Most Social Security disability claims are denied at the initial application stage. These claims can eventually proceed to a hearing with an Administrative Law Judge (ALJ). It’s important to prepare for your hearing.
First, let’s revisit the Social Security Disability appeals process for a quick refresher.
Different Types of Appeals
Once you have made the decision to appeal a denied claim, you’ll have access to four different levels of appeals. Let’s review Social Security’s definition of each type of appeal below:
Reconsideration: A reconsideration is a complete review of your claim by someone who did not take part in the first determination. During this process, Social Security will look at all the evidence submitted in the original determination plus any new evidence. Reconsideration can be medical or non-medical depending on the reasons why your claim was denied at the initial step.
Hearing by an Administrative Law Judge: If your claim is denied at the reconsideration level, you can request a hearing conducted by an Administrative Law Judge (ALJ) who had no part in the original determination or the reconsideration of your case.

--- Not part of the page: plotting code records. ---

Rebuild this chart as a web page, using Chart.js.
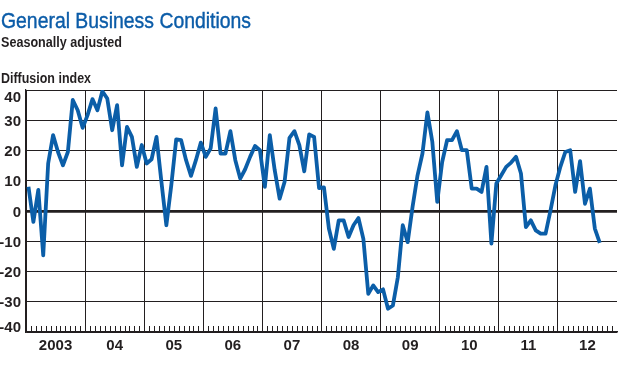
<!DOCTYPE html>
<html>
<head>
<meta charset="utf-8">
<script src="https://cdn.jsdelivr.net/npm/chart.js@4.4.0/dist/chart.umd.min.js"></script>
<style>
html,body{margin:0;padding:0;background:#fff;}
#wrap{position:relative;width:622px;height:374px;overflow:hidden;}
#c{position:absolute;left:0;top:0;}
.t{position:absolute;left:1px;white-space:nowrap;font-family:"Liberation Sans",Arial,sans-serif;transform-origin:0 0;line-height:1;}
#title{top:9.5px;font-size:22px;color:#0b5ca8;-webkit-text-stroke:0.4px #0b5ca8;}
#sub{top:34.5px;font-size:14.5px;font-weight:bold;color:#231f20;}
#unit{top:70.5px;font-size:14.5px;font-weight:bold;color:#231f20;}
</style>
</head>
<body>
<div id="wrap">
<canvas id="c" width="622" height="374"></canvas>
<div class="t" id="title" data-w="250">General Business Conditions</div>
<div class="t" id="sub" data-w="121">Seasonally adjusted</div>
<div class="t" id="unit" data-w="90">Diffusion index</div>
</div>
<script>
// Monthly values (diffusion index), January 2003 – September 2012
const v2003 = [8, -3.6, 7, -14.7, 15.7, 25.1, 19.5, 15.1, 19.5, 36.7, 33.3, 27.5];
const v2004 = [31.7, 37, 33.3, 39.6, 37.2, 26.7, 35, 15.1, 27.8, 24.5, 14.6, 21.8];
const v2005 = [15.7, 17.1, 24.5, 9.6, -4.7, 8.5, 23.7, 23.4, 16.8, 11.6, 16.8, 22.6];
const v2006 = [17.9, 20.7, 33.9, 19, 19, 26.4, 16.8, 10.7, 13.8, 17.9, 21.5, 20.1];
const v2007 = [8, 25.1, 13.5, 4.1, 9.6, 24.2, 26.4, 21.8, 13.1, 25.3, 24.5, 7.6];
const v2008 = [7.8, -5.8, -12.5, -3.1, -3.1, -8.6, -4.7, -2.3, -9.2, -27.4, -24.6, -26.8];
const v2009 = [-25.9, -32.3, -31.2, -21.9, -4.7, -10.3, 1.5, 11.8, 19, 32.6, 22.9, 3];
const v2010 = [16.2, 23.4, 23.4, 26.4, 20.1, 20.1, 7.4, 7.4, 6.3, 14.6, -10.8, 9.1];
const v2011 = [11.8, 14.6, 16, 17.9, 12.4, -5.3, -3.1, -6.4, -7.5, -7.5, 0.2, 8.5];
const v2012 = [14.6, 19.5, 20.1, 6.3, 16.5, 2.4, 7.4, -5.8, -10.5];

const yearLabels = ['2003', '04', '05', '06', '07', '08', '09', '10', '11', '12'];
const yTicks = [-40, -30, -20, -10, 0, 10, 20, 30, 40];

const allValues = [v2003, v2004, v2005, v2006, v2007, v2008, v2009, v2010, v2011, v2012].flat();
const points = allValues.map((v, i) => ({ x: i + 0.5, y: v }));

const INK = '#231f20';
const FONT = '"Liberation Sans", Arial, sans-serif';

// fit HTML titles to reference widths
document.querySelectorAll('.t').forEach(el => {
  const w = el.getBoundingClientRect().width;
  const target = +el.dataset.w;
  el.style.transform = 'scaleX(' + (target / w) + ')';
});

const extras = {
  id: 'extras',
  afterDraw(chart) {
    const ctx = chart.ctx;
    const xs = chart.scales.x, ys = chart.scales.y;
    const area = chart.chartArea;
    ctx.save();
    // month minor ticks
    ctx.strokeStyle = INK;
    ctx.lineWidth = 1;
    ctx.beginPath();
    for (let m = 1; m < yearLabels.length * 12; m++) {
      if (m % 12 === 0) continue;
      const x = Math.round(xs.getPixelForValue(m)) + 0.5;
      ctx.moveTo(x, area.bottom);
      ctx.lineTo(x, area.bottom - 6);
    }
    ctx.stroke();
    // y-axis labels
    ctx.fillStyle = INK;
    ctx.font = 'bold 15px ' + FONT;
    ctx.textAlign = 'right';
    ctx.textBaseline = 'alphabetic';
    yTicks.forEach(t => {
      const y = ys.getPixelForValue(t);
      let base = y + 5.5;
      if (t === yTicks[yTicks.length - 1]) base = y + 11.5;
      if (t === yTicks[0]) base = y;
      ctx.fillText(String(t), 21, base);
    });
    ctx.restore();
  }
};

new Chart(document.getElementById('c'), {
  type: 'line',
  data: {
    datasets: [{
      data: points,
      borderColor: '#0b5ea8',
      borderWidth: 3.8,
      pointRadius: 0,
      tension: 0,
      fill: false,
      borderJoinStyle: 'round',
      borderCapStyle: 'butt'
    }]
  },
  options: {
    responsive: false,
    animation: false,
    events: [],
    layout: { padding: { left: 0, right: 5, top: 90, bottom: 0 } },
    plugins: { legend: { display: false }, tooltip: { enabled: false }, title: { display: false } },
    scales: {
      x: {
        type: 'linear',
        min: 0,
        max: yearLabels.length * 12,
        afterFit(s) { s.height = 42; },
        afterBuildTicks(s) {
          const t = [];
          for (let v = 0; v <= yearLabels.length * 12; v += 6) t.push({ value: v });
          s.ticks = t;
        },
        ticks: {
          autoSkip: false,
          maxRotation: 0,
          padding: 5,
          color: INK,
          font: { family: FONT, size: 15, weight: 'bold' },
          callback(v) { return (v % 12 === 6) ? yearLabels[(v - 6) / 12] : ''; }
        },
        grid: {
          drawTicks: false,
          color(c) { const v = c.tick.value; return (v % 12 === 0 && v < yearLabels.length * 12) ? INK : 'rgba(0,0,0,0)'; },
          lineWidth: 1
        },
        border: { display: true, color: INK, width: 1.5 }
      },
      y: {
        min: yTicks[0],
        max: yTicks[yTicks.length - 1],
        afterFit(s) { s.width = 26; },
        ticks: { display: false, stepSize: 10 },
        grid: {
          drawTicks: false,
          color: INK,
          lineWidth(c) { return c.tick.value === 0 ? 2.8 : 1; }
        },
        border: { display: true, color: INK, width: 1.2 }
      }
    }
  },
  plugins: [extras]
});
</script>
</body>
</html>
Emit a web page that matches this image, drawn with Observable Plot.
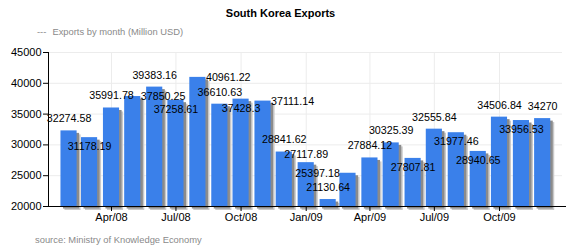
<!DOCTYPE html>
<html>
<head>
<meta charset="utf-8">
<script src="https://cdn.jsdelivr.net/npm/d3@7"></script>
<script src="https://cdn.jsdelivr.net/npm/@observablehq/plot@0.6"></script>
<style>
  html, body { margin: 0; padding: 0; background: #ffffff; }
  #wrap { position: relative; width: 569px; height: 245px; overflow: hidden;
          font-family: "Liberation Sans", Arial, sans-serif; }
  #chart { position: absolute; left: 0; top: 0; }
  .ovl { position: absolute; white-space: nowrap; }
  #title { left: 0; width: 561px; top: 7px; text-align: center; font-weight: bold; font-size: 11px; color: #000; }
  #legend { left: 37px; top: 26px; font-size: 9.4px; color: #8a8a8a; }
  #legend span { margin-right: 6px; }
  #source { left: 35px; top: 234px; font-size: 9.4px; color: #8a8a8a; }
</style>
</head>
<body>
<div id="wrap">
  <div id="chart"></div>
  <div id="title" class="ovl">South Korea Exports</div>
  <div id="legend" class="ovl"><span>---</span>Exports by month (Million USD)</div>
  <div id="source" class="ovl">source: Ministry of Knowledge Economy</div>
</div>
<script>
// ---- data ----
const months = ["2008-01","2008-02","2008-03","2008-04","2008-05","2008-06","2008-07","2008-08",
  "2008-09","2008-10","2008-11","2008-12","2009-01","2009-02","2009-03","2009-04","2009-05",
  "2009-06","2009-07","2009-08","2009-09","2009-10","2009-11"];
const exportsMillionUSD = [32274.58, 31178.19, 35991.78, 37850.25, 39383.16, 37258.61, 40961.22,
  36610.63, 37428.3, 37111.14, 28841.62, 27117.89, 21130.64, 25397.18, 27884.12, 30325.39,
  27807.81, 32555.84, 31977.46, 28940.65, 34506.84, 33956.53, 34270];
const xTickLabels = ["Apr/08","Jul/08","Oct/08","Jan/09","Apr/09","Jul/09","Oct/09"];
const yTicks = [20000, 25000, 30000, 35000, 40000, 45000];

// ---- derived ----
const parseMonth = d3.utcParse("%Y-%m");
const parseTick = d3.utcParse("%b/%y");
const DAY = 864e5;
const data = months.map((m, i) => {
  const month = parseMonth(m);
  const center = d3.utcMonth.offset(month, 1); // bar sits at the end of its month
  return {
    month, center, value: exportsMillionUSD[i],
    x1: new Date(+center - 11.4 * DAY),
    x2: new Date(+center + 11.4 * DAY),
    text: String(exportsMillionUSD[i])
  };
});
const tickDates = xTickLabels.map(t => parseTick(t));
const tickLabelMap = new Map(tickDates.map((d, i) => [+d, xTickLabels[i]]));

const W = 569, H = 245;
const FONT = "Liberation Sans";
const LABEL_SIZE = 10.7;
const xDomain = [new Date(Date.UTC(2008, 0, 3)), new Date(Date.UTC(2009, 11, 29))];
const yDomain = [20000, 45000];
const baseOpts = {
  width: W, height: H,
  marginLeft: 48, marginRight: 7, marginTop: 52, marginBottom: 39,
  x: {type: "utc", domain: xDomain},
  y: {domain: yDomain}
};

// preliminary plot to obtain the library's scales in pixels
const pre = Plot.plot({...baseOpts, axis: null, marks: [Plot.rectY(data, {x1: "x1", x2: "x2", y: "value"})]});
const sx = pre.scale("x"), sy = pre.scale("y");

// label placement: try above, nudged above, below, left, right; avoid overlapping earlier labels
const ctx = document.createElement("canvas").getContext("2d");
ctx.font = `${LABEL_SIZE}px "${FONT}"`;
const BOX_H = 12;
const placed = [];
const labels = data.map(d => {
  const cx = sx.apply(d.center);
  const top = sy.apply(d.value);
  const half = (sx.apply(d.x2) - sx.apply(d.x1)) / 2;
  const w = ctx.measureText(d.text).width;
  const cands = [[0, -12], [0, -8], [0, 9], [-(half + w / 2), 0], [half + w / 2, 0]];
  let pick = cands[0];
  for (const [ox, oy] of cands) {
    const px = cx + ox, py = top + oy;
    const hit = placed.some(p => Math.abs(p.x - px) < (p.w + w) / 2 && Math.abs(p.y - py) < BOX_H);
    if (!hit) { pick = [ox, oy]; break; }
  }
  const px = cx + pick[0], py = top + pick[1];
  placed.push({x: px, y: py, w});
  return {lx: sx.invert(px), ly: sy.invert(py), text: d.text};
});

const plot = Plot.plot({
  ...baseOpts,
  style: {fontFamily: FONT, fontSize: "11px", background: "transparent", color: "#000"},
  marks: [
    Plot.ruleY(yTicks, {stroke: "#ececec", strokeWidth: 1}),
    Plot.ruleX(tickDates, {stroke: "#ececec", strokeWidth: 1}),
    Plot.rectY(data, {x1: "x1", x2: "x2", y1: yDomain[0], y2: "value", fill: "#c9c9c9", dx: 4, dy: 4}),
    Plot.rectY(data, {x1: "x1", x2: "x2", y1: yDomain[0], y2: "value", fill: "#8b8b8b", dx: 2.5, dy: 2.5}),
    Plot.rectY(data, {x1: "x1", x2: "x2", y1: yDomain[0], y2: "value", fill: "#3a80ea"}),
    Plot.ruleX([xDomain[0]], {stroke: "#000", strokeWidth: 1}),
    Plot.ruleY([yDomain[0]], {stroke: "#000", strokeWidth: 1, insetRight: -4}),
    Plot.axisY(yTicks, {tickSize: 5, tickPadding: 2, fontSize: 11, label: null, stroke: "#000", fill: "#000",
      tickFormat: d => String(d)}),
    Plot.axisX(tickDates, {tickSize: 5, tickPadding: 2, fontSize: 11, label: null,
      tickFormat: d => tickLabelMap.get(+d), stroke: "#000", fill: "#000"}),
    Plot.text(labels, {x: "lx", y: "ly", text: "text", fontSize: LABEL_SIZE, fill: "#000", fontFamily: FONT})
  ]
});
document.getElementById("chart").appendChild(plot);
</script>
</body>
</html>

Appeals Council Review: If your claim progresses to a hearing with the ALJ and you disagree with their decision, you can request an Appeals Council Review. The Appeals Council looks at all requests for review. It may deny a request if it believes the hearing decision is in accordance with Social Security law and regulations. If the Appeals Council decides to review your case, it will either decide your case itself or return it to an administrative law judge for further review.
Federal Court Review: Finally, as the last step in the appeals process, if you disagree with the Appeals Council’s decision, or if the Appeals Council decides not to review your case, you can file a civil suit in a federal district court. This is the last level of the appeals process. It’s important to note that if you’re working with a representative, it’s best to work with an attorney, not just a disability advocate, who can file a lawsuit accordingly.
You can find more information about what to do if your claim is denied here.
What Happens During a Hearing?
Once your claim progresses to the hearing stage, you are assigned an ALJ at a hearing office within 75 miles of your home. In most cases, your hearing will be in-person. Sometimes, a judge from outside of your area may be assigned to your claim due to a local backlog. In that case, you will appear in-person and your assigned ALJ will appear by videoconference.
If you do not wish to appear by videoconference, you can decline in favor of an in-person hearing. In most cases, we encourage claimants to decline videoconferences.
(Of note: COVID-19 has changed normal operating procedure for hearings. We are participating in hearings by telephone this year. You can learn more about how that’s going here.)
The hearing begins with the ALJ introducing the participants. Typically, those include the Judge, a hearing reporter and a vocational expert. If you’re working with a disability lawyer, your lawyer will also be on the call.
Next, the ALF administers an oath to the claimant and the vocational expert. This oath requires both participants to tell the truth under penalty of perjury. If a claimant is not working with an attorney, the Judge begins by reading the issues at hand.
These issues are located in the ‘Notice of Hearing’ document that you receive in advance of the hearing. If you are working with a disability lawyer, your lawyer will have typically discussed this with you in advance. Your lawyer may ask the Judge to waive their reading of the issues.
Next, the Judge formally admits the evidence submitted as part of the claim. The Judge will ask the claimant if the record is complete.
Social Security Disability Judges Have Preferences
What happens next will vary by Judge. Some Judges will ask your disability lawyer for an explanation of your case, similar to an opening statement. Others may not.
Regardless, the hearing will eventually progress with the Judge asking for the claimant to testify. Sometimes the Judge will do the majority of the direct examination. Sometimes the Judge will allow your disability lawyer to do the direct examination. Either way, your attorney will be given an opportunity to ask you questions during the hearing.
Next, the Judge will question the vocational expert as to the work you have done in the past. They will also talk to the vocational expert about other jobs you could perform given your impairments. Your attorney may also question the vocational expert. Some Judges will also ask your disability lawyer for a closing statement.
Once the hearing ends, the Judge will consider the evidence and testimony she heard and make a decision on your claim. It is very rare for a Judge to tell you during the hearing whether she has made a decision or not. You will be notified by mail. In most cases, you can expect the Judge to release her decision in 90 days or less.
We don’t recommend claimants appear in hearings without a good disability lawyer. Lawyers get to know Judges over time and are familiar with their hearing procedures and preferences. They are also professionally trained in collecting and submitting evidence, in questioning you, and in cross-examination of the vocational expert.